In one of my January blogs I revisited Ten Things Seniors Need (October 15, 2011) and today in desperate need of inspiration (a thought worthy of its own blog) I dug back into the original list for inspiration. Item number eight’s brief description of the importance of having hobbies notes the purpose of the hobby is to keep busy.
Perhaps that purpose is too limiting. A person can keep busy playing solitaire, watching TV or mopping the floor. None of these activities could legitimately be called hobbies. My original blog mentioned purposeful activities to keep a person sharp and interesting. But that definition is not very enlightening. Advice that is often given in my writing group is: show, don’t tell. With that advice in mind I will try to breakdown one of my hobbies and show how a simple hobby is really a very complex process with many unexpected benefits and activities.
Refinishing Cigar Boxes
Many years ago a co-worker gave me a wooden cigar box that her husband refinished. She told me to put it on my desk to store pens, pencils, paper clips and other small items. It would keep my desk neat and be an attractive accessory. I left that position and put the box on my home desk with the same purpose. Now I store flash drives and other small computer related items in it. I looked at that box every day since she gave it to me and thought someday I’ll make one myself.
Recently that desire came to fruition. A current co-worker is a cigar aficionado and I came into the possession of a few unfinished boxes. My experimentation began with a little refresher of my ancient woodworking skills and a visit to the local lumber center. The purchase of a small orbital sander, sander paper, several small paint brushes and a variety of stains rounded out step one.
One Saturday I cleared a space on my work bench and began.

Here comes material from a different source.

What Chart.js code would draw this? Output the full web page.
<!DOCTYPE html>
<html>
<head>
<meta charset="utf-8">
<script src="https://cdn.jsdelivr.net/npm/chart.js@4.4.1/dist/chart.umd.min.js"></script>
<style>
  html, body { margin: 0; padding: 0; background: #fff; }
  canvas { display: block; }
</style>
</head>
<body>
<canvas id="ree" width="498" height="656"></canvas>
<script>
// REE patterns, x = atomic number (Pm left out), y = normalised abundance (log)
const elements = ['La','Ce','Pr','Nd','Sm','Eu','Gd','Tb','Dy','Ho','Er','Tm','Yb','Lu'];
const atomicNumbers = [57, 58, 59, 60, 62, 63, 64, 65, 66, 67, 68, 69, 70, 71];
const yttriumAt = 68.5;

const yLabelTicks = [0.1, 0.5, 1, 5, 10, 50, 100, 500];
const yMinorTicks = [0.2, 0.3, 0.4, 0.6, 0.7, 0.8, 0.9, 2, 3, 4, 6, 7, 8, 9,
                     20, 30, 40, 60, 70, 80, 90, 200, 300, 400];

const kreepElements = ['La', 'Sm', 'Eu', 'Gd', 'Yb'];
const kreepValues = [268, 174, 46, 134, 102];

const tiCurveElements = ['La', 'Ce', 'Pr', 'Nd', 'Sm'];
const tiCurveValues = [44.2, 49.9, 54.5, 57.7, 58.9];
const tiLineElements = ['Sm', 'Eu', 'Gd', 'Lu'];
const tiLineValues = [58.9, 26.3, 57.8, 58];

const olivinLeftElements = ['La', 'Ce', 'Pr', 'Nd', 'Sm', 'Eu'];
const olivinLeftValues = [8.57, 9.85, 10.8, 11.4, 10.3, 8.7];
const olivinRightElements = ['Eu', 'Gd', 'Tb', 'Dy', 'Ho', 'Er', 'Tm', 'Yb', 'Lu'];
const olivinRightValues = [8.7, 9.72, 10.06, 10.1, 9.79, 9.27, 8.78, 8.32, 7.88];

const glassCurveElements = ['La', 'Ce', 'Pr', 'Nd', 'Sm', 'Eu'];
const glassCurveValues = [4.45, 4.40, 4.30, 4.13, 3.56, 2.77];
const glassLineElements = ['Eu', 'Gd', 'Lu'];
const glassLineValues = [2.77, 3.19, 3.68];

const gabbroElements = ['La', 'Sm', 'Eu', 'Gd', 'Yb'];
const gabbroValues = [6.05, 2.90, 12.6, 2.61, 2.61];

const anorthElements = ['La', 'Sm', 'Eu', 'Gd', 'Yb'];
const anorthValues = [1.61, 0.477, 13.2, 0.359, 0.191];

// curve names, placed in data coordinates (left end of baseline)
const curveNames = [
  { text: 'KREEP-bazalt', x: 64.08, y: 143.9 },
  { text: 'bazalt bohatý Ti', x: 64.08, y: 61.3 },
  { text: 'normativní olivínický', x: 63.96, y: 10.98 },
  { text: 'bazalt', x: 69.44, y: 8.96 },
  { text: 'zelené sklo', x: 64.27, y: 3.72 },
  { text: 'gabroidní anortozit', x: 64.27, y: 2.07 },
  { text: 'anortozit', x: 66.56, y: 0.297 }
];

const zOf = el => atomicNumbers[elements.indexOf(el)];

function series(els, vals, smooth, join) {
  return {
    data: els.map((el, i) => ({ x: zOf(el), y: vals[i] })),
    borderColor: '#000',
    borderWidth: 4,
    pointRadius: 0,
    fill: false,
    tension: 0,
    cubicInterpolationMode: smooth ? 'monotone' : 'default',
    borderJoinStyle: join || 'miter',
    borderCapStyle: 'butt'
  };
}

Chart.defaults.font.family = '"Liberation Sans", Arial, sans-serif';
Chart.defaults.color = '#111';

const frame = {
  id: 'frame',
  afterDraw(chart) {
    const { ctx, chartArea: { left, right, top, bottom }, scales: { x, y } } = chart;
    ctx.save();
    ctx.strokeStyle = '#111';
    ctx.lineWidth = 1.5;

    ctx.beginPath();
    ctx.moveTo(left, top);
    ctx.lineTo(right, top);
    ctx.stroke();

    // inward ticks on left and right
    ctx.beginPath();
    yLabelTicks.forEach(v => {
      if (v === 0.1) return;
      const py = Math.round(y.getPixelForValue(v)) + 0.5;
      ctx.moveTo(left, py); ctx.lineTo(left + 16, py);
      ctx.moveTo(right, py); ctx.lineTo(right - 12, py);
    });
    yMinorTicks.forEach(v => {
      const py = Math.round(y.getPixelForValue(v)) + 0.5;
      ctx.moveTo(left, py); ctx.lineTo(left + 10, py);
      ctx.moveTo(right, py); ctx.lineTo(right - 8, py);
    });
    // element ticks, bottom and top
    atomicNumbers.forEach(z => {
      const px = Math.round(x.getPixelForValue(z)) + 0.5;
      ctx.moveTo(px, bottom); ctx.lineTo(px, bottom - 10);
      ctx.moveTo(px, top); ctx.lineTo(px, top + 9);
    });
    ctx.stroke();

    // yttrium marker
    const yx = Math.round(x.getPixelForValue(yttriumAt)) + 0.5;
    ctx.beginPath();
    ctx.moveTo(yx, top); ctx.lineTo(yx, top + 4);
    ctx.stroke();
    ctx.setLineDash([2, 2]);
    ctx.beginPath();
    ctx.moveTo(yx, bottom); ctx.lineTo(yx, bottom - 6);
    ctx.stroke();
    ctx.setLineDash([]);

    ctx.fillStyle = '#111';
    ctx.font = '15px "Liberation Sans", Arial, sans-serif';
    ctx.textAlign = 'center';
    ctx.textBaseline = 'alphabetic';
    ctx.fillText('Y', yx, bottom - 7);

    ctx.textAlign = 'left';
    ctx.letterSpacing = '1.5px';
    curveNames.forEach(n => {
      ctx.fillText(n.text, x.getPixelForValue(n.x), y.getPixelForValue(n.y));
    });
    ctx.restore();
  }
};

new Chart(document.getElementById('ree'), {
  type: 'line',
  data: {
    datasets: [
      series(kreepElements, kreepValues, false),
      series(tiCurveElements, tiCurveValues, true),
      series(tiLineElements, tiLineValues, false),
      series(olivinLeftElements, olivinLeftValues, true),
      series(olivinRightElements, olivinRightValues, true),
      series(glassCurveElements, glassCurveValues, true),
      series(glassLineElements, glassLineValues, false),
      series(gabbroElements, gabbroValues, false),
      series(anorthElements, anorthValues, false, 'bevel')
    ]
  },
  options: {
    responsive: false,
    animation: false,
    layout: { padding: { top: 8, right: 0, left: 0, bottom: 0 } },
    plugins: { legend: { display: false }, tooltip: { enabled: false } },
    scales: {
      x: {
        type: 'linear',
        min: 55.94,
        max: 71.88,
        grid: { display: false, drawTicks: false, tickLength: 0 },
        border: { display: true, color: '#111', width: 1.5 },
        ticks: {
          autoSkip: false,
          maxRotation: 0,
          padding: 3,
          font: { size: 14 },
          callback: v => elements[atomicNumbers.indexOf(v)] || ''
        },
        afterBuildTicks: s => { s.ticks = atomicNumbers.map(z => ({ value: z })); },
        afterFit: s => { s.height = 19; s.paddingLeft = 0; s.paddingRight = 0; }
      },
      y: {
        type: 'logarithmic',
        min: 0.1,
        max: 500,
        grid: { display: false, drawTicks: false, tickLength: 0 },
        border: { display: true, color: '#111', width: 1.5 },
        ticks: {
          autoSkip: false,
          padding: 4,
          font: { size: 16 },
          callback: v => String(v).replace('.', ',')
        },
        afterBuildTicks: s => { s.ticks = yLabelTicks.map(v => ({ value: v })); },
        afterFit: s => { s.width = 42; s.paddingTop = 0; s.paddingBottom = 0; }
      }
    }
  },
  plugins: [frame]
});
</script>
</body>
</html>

The initial steps included removing old labels and sanding the box smooth. Next the stain was applied. After the stain dried the finish was further smoothed with steel wool, then a second coat of stain applied. The end result was a box with an uneven coat of stain and a few bubbles. But I could see the potential and techniques that needed refining.
Subsequent boxes came out a lot better. I gave a few boxes to my young niece and nephew. My nephew excitedly asked if he could do them with me. After the acquisition of a few more boxes he came over one morning and we worked on those boxes. Now I was beyond learning, I was teaching, another unexpected result.
Sporadically I have been collecting and working on boxes. The process is surprisingly simple but still requires attention to details: prepare carefully, work clean and allow time between steps. A six or eight inch square box might take two days to complete.
At a recent neighborhood garage sale I asked if they had any cigar boxes and was rewarded with a different item. They had a small, dried up, warped box of unknown origin. I bought it for a dollar. It sat on my work bench for several weeks while I looked at it and tried to figure a method for restoration. Another run to the store for some hardware, wood glue and a dark stain was needed. I disassembled the box, sanded the individual pieces and glued the box back together. A few very small holes were drilled and tiny brass nails used to secure the top to the sides. The box was stained in sections, reassembled and two brass screws and nuts were used to plug two holes. The completed box now sported a dark finish to hide the imperfections from age and wear. My wife looked at the plugged two holes, one in the front and the other in the rear, and declared that the original purpose of the box was probably a card catalog from a library or a recipe box. The holes were for the rod that prevented the cards from being removed. I tested the idea by putting a 3 x 5 index card into the box, a perfect fit.
Last week another co-worker who was cleaning out the household goods of her grandmother brought me another box of unknown use. The box was in excellent condition and was ornately decorated with a carved design. A small label on the bottom of the box and a partial label on the underside of the lid gave a few clues to the boxes history. A brief internet search (with my friend – Google) gave us the answer. In the late 1800’s and early 1900’s wood burning was a popular art form and hobby. The box originally contained a kit of wood burning tools and a stencil. The stencil and tools were used to burn the design onto the box. The tools could later be used with other stencils for other projects. I had an art history lesson.
The box is pristine and the only restoration needed is the application of a clear protective finish to prevent any future damage to the wood.
A simple hobby of refinishing cigar boxes resulted in a wealth of pleasures: relearning old skills, learning new techniques, working with my hands in an artisan fashion, teaching skills to my nephew, searching garage sales for other items to restore and an excuse to go the home center for gadgets (and every man needs gadgets). And of course now I have attractive boxes to put more of stuff in and give as gifts. At one of my favorite Italian restaurants I traded a refinished cigar box for an empty wine crate which I made into a mini bookcase for my 1950’s vintage wood office desk which I refinished many years ago.
I have two painted flying frogs that are in desperate need of refinishing. I am working on the smaller of the two frogs developing a method on how to bring those pieces back to life. From boxes to flying frogs, what a leap!